_REQUIREMENT:_ Pictures excluded, return the lines below from the first through the line holding "(0,0) rectangle (1408,1231);".
* Start *
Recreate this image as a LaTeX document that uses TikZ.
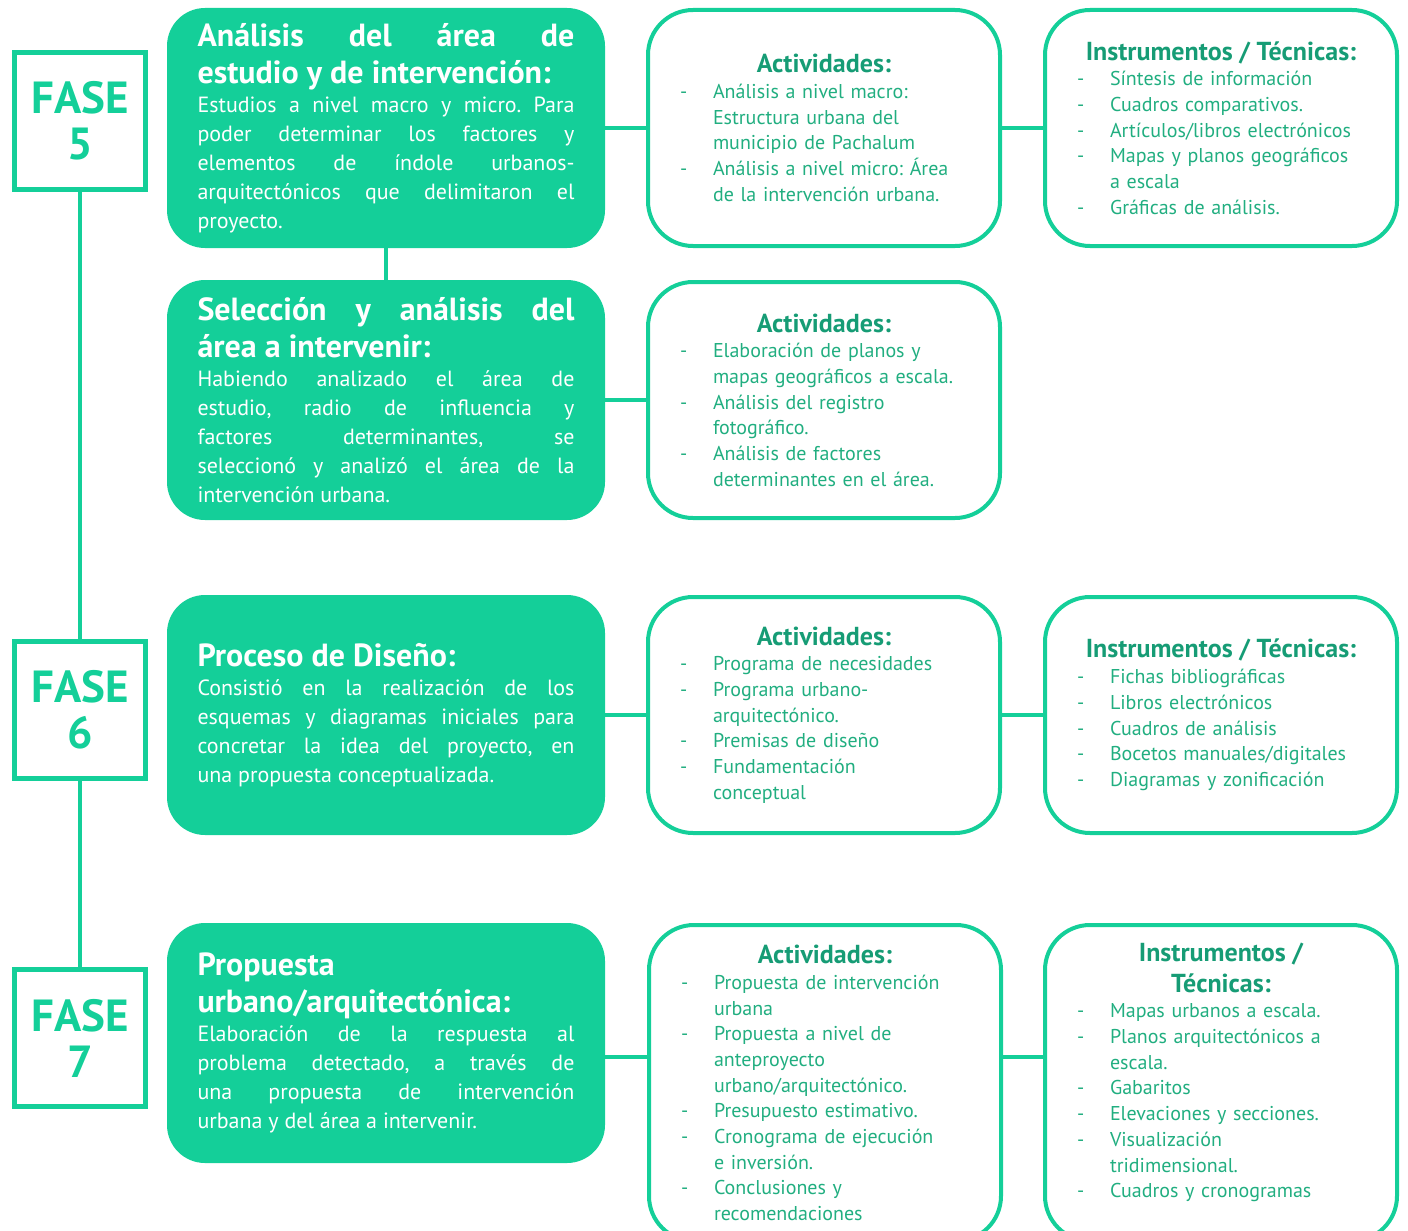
\documentclass[tikz,border=0pt]{standalone}
\usepackage{fontspec}
\setmainfont{PT Sans}
\usetikzlibrary{positioning}
\frenchspacing

\definecolor{verde}{HTML}{14CF99}
\definecolor{verdeosc}{HTML}{169C75}
\definecolor{verdetxt}{HTML}{21AE80}

\newcommand{\titulo}[1]{{\centering\bfseries\fontsize{26}{31}\selectfont\noindent\color{verdeosc}#1\par}}
\newcommand{\guion}{\par\hangindent=33pt\hangafter=1\noindent\makebox[33pt][l]{-}}
\newcommand{\encabezado}[1]{{\bfseries\fontsize{32}{37}\selectfont #1\par}}

\tikzset{
	fase/.style={draw=verde, line width=5pt, minimum width=131pt, minimum height=137pt, text=verde, font=\bfseries\fontsize{45}{46}\selectfont, align=center},
	paso/.style={fill=verde, rounded corners=38pt, minimum width=438pt, minimum height=240pt, inner sep=0pt, text width=377pt, align=justify, text=white, font=\fontsize{22}{29}\selectfont},
	lista/.style={draw=verde, line width=4pt, rounded corners=45pt, minimum width=352pt, minimum height=236pt, inner sep=0pt, text width=288pt, align=left, text=verdetxt, font=\fontsize{20}{25.7}\selectfont},
	enlace/.style={draw=verde, line width=4pt}
}

\begin{document}
\begin{tikzpicture}[x=1pt, y=-1pt]
	\useasboundingbox (0,0) rectangle (1408,1231);

	\node (1) [fase] at (80,121) {FASE\\5};
	\node (2) [paso] at (386,128) {\encabezado{Análisis del área de\linebreak estudio y de intervención:}Estudios a nivel macro y micro. Para\linebreak poder determinar los factores y\linebreak elementos de índole urbanos-\linebreak arquitectónicos que delimitaron el\linebreak proyecto.\par};
	\node (3) [lista, right of=2, node distance=438pt] {\titulo{Actividades:}
		\guion Análisis a nivel macro:\newline Estructura urbana del\newline municipio de Pachalum
		\guion Análisis a nivel micro: Área\newline de la intervención urbana.\par};
	\node (4) [lista, right of=3, node distance=397pt] {\titulo{\mbox{Instrumentos / Técnicas:}}
		\guion Síntesis de información
		\guion Cuadros comparativos.
		\guion Artículos/libros electrónicos
		\guion Mapas y planos geográficos\newline a escala
		\guion Gráficas de análisis.\par};

	\node (5) [paso, below of=2, node distance=272pt] {\encabezado{Selección y análisis del\linebreak área a intervenir:}Habiendo analizado el área de\linebreak estudio, radio de influencia y\linebreak factores determinantes, se\linebreak seleccionó y analizó el área de la\linebreak intervención urbana.\par};
	\node (6) [lista, right of=5, node distance=438pt] {\titulo{Actividades:}
		\guion Elaboración de planos y\newline mapas geográficos a escala.
		\guion Análisis del registro\newline fotográfico.
		\guion Análisis de factores\newline determinantes en el área.\par};

	\node (7) [fase] at (80,710) {FASE\\6};
	\node (8) [paso, below of=5, node distance=315pt] {\encabezado{Proceso de Diseño:}Consistió en la realización de los\linebreak esquemas y diagramas iniciales para\linebreak concretar la idea del proyecto, en\linebreak una propuesta conceptualizada.\par};
	\node (9) [lista, right of=8, node distance=438pt] {\titulo{Actividades:}
		\guion Programa de necesidades
		\guion Programa urbano-\newline arquitectónico.
		\guion Premisas de diseño
		\guion Fundamentación\newline conceptual\par};
	\node (10) [lista, right of=9, node distance=397pt] {\titulo{\mbox{Instrumentos / Técnicas:}}
		\guion Fichas bibliográficas
		\guion Libros electrónicos
		\guion Cuadros de análisis
		\guion Bocetos manuales/digitales
		\guion Diagramas y zonificación\par};

	\node (11) [fase] at (80,1038) {FASE\\7};
	\node (12) [paso, below of=8, node distance=328pt] {\encabezado{Propuesta\newline urbano/arquitectónica:}Elaboración de la respuesta al\linebreak problema detectado, a través de\linebreak una propuesta de intervención\linebreak urbana y del área a intervenir.\par};
	\node (13) [lista, minimum height=316pt, right of=12, node distance=439pt, yshift=-40pt] {\titulo{Actividades:}
		\guion Propuesta de intervención\newline urbana
		\guion Propuesta a nivel de\newline anteproyecto\newline urbano/arquitectónico.
		\guion Presupuesto estimativo.
		\guion Cronograma de ejecución\newline e inversión.
		\guion Conclusiones y\newline recomendaciones\par};
	\node (14) [lista, minimum height=316pt, right of=13, node distance=396pt] {\titulo{Instrumentos /\\Técnicas:}
		\guion Mapas urbanos a escala.
		\guion Planos arquitectónicos a\newline escala.
		\guion Gabaritos
		\guion Elevaciones y secciones.
		\guion Visualización\newline tridimensional.
		\guion Cuadros y cronogramas
		\par\null};

	\path[enlace]
		(1) edge (7)
		(7) edge (11)
		(2) edge (5)
		(2) edge (3)
		(3) edge (4)
		(5) edge (6)
		(8) edge (9)
		(9) edge (10)
		([yshift=-14pt]12.east) edge ([yshift=26pt]13.west)
		([yshift=26pt]13.east) edge ([yshift=26pt]14.west);
\end{tikzpicture}
\end{document}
* End *
_FINISHED ANSWER:_
Recreate this image as a LaTeX document that uses TikZ.
\documentclass[tikz,border=0pt]{standalone}
\usepackage{fontspec}
\setmainfont{PT Sans}
\usetikzlibrary{positioning}
\frenchspacing

\definecolor{verde}{HTML}{14CF99}
\definecolor{verdeosc}{HTML}{169C75}
\definecolor{verdetxt}{HTML}{21AE80}

\newcommand{\titulo}[1]{{\centering\bfseries\fontsize{26}{31}\selectfont\noindent\color{verdeosc}#1\par}}
\newcommand{\guion}{\par\hangindent=33pt\hangafter=1\noindent\makebox[33pt][l]{-}}
\newcommand{\encabezado}[1]{{\bfseries\fontsize{32}{37}\selectfont #1\par}}

\tikzset{
	fase/.style={draw=verde, line width=5pt, minimum width=131pt, minimum height=137pt, text=verde, font=\bfseries\fontsize{45}{46}\selectfont, align=center},
	paso/.style={fill=verde, rounded corners=38pt, minimum width=438pt, minimum height=240pt, inner sep=0pt, text width=377pt, align=justify, text=white, font=\fontsize{22}{29}\selectfont},
	lista/.style={draw=verde, line width=4pt, rounded corners=45pt, minimum width=352pt, minimum height=236pt, inner sep=0pt, text width=288pt, align=left, text=verdetxt, font=\fontsize{20}{25.7}\selectfont},
	enlace/.style={draw=verde, line width=4pt}
}

\begin{document}
\begin{tikzpicture}[x=1pt, y=-1pt]
	\useasboundingbox (0,0) rectangle (1408,1231);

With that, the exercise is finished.